Published: 2026-04-01
The most important distinction in a crypto evaluation is not whether the interface looks like a trading terminal. It is whether the activity is simulated trading or real trading. That single difference affects legal positioning, trader expectations, risk disclosures, and how you should interpret performance.
What simulated trading means in an evaluation product
Simulated trading means the trader is operating inside a controlled environment rather than placing live orders through a brokerage or exchange account. The platform can still reference real market prices, real symbols, and real timing, but the evaluation result is governed by the platform's scoring and execution model. That is why public copy needs to say this clearly and early.
When a site fails to explain the simulation layer, users may assume they are opening a live trading relationship. That creates confusion at every step: fees, slippage, leverage, payout expectations, and compliance rules. A strong product page should therefore repeat the distinction consistently across the homepage, rules page, privacy policy, and terms.
What real trading means by comparison
Real trading involves actual orders on a live venue or through an intermediary service connected to a real venue. Fill quality, liquidity, settlement, and exchange-specific behavior matter directly. The trader is exposed to the operational realities of that venue, and the account relationship is fundamentally different from an evaluation product.
This is why a platform that is not a brokerage or exchange should say so without hesitation. It is not a minor disclaimer. It is the base context for every other claim on the site. Once that is clear, the user can interpret the challenge on its own terms rather than comparing it to the wrong product category.
Why real market feeds still matter
Some traders hear simulated and assume the evaluation has no connection to the market. That is not necessarily true. A well-defined simulated crypto trading evaluation can use real market feeds while still making it clear that fills and calculations remain part of the platform model. This allows the evaluation to reflect actual market movement without pretending to be live exchange execution.
Crypto Call describes the environment this way: simulated trading, real market feeds, transparent scoring, and disclosed risk parameters.
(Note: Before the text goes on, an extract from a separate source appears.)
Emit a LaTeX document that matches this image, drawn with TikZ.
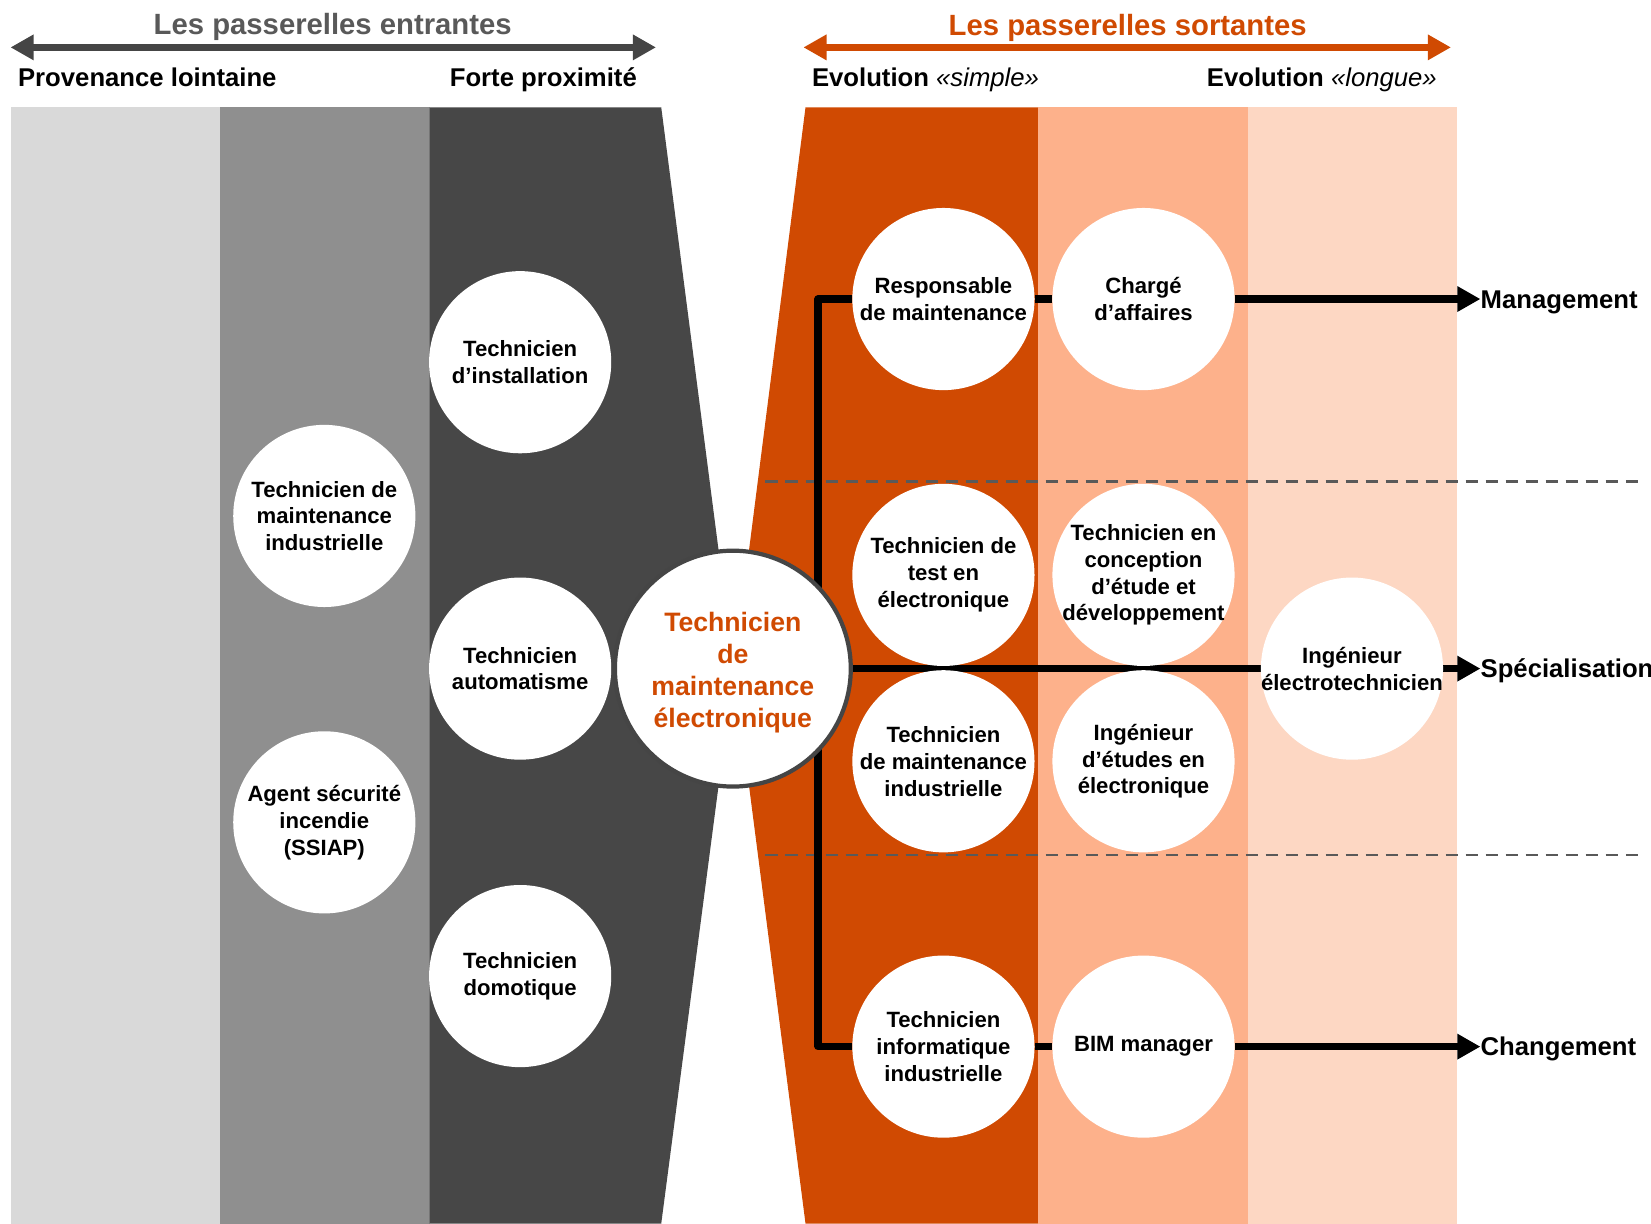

That combination is useful because it tells the user where realism sits and where platform logic sits. It also creates specific pages that can answer intent around real trading vs simulated trading in a much more precise way.
Execution differences are not a footnote
Execution differences are central to expectation management. A public rules page should tell traders that execution may differ from a real exchange because the environment is simulated. That sentence is short, but it prevents a long list of avoidable complaints later. Traders who understand the model can judge whether the evaluation fits their process.
For SEO and trust, this is where exact wording matters. Do not imply that simulated execution behaves identically to a real venue. Do not hide the distinction in a policy link. Put it in visible body text, then support it with fuller explanations on the rules page, FAQ, and blog.
How risk rules behave in a simulated environment
Risk rules are often easier to read in a simulated environment because the platform can define them explicitly. Daily loss limits, maximum drawdown, credited PnL caps, minimum credited day requirements, and stage targets can all be published in one place. In live trading, the market imposes its own realities first and the venue may not care whether your behavior meets a structured evaluation model.
That does not make simulation easier. It makes the scoring framework more explicit. The trader still has to perform. In some cases, the clarity of the rulebook makes the challenge harder because there is no ambiguity about what counts as failure.
How this affects verification and payouts
In a live brokerage relationship, identity verification often happens at onboarding because the account itself must be opened under regulated procedures. In a simulated challenge, the timing can be different. Crypto Call states that KYC is required only when claiming the performance bonus after completion. That is a material product detail and belongs on dedicated payout and verification pages.
This timing does not remove the need for compliance checks. It simply changes when the identity step is triggered. Traders comparing products often search for terms like when is KYC required, is KYC needed to join, or payout verification crypto challenge. A site that answers these directly is more useful than a site that hides the answer behind vague trust language.
How to read the difference correctly
The right comparison is not simulated equals fake and real equals legitimate. The right comparison is whether the platform explains the model in a way that is internally consistent. A legitimate evaluation product states what it is, what it is not, how it scores, what the risks are, and when verification applies.
If you are reviewing a challenge, compare the homepage, rules page, FAQ, supported assets page, and policy pages together. They should all tell the same story. If they do, you can decide based on the actual structure: stage difficulty, transparent risk limits, credited PnL logic, and post-completion claim process.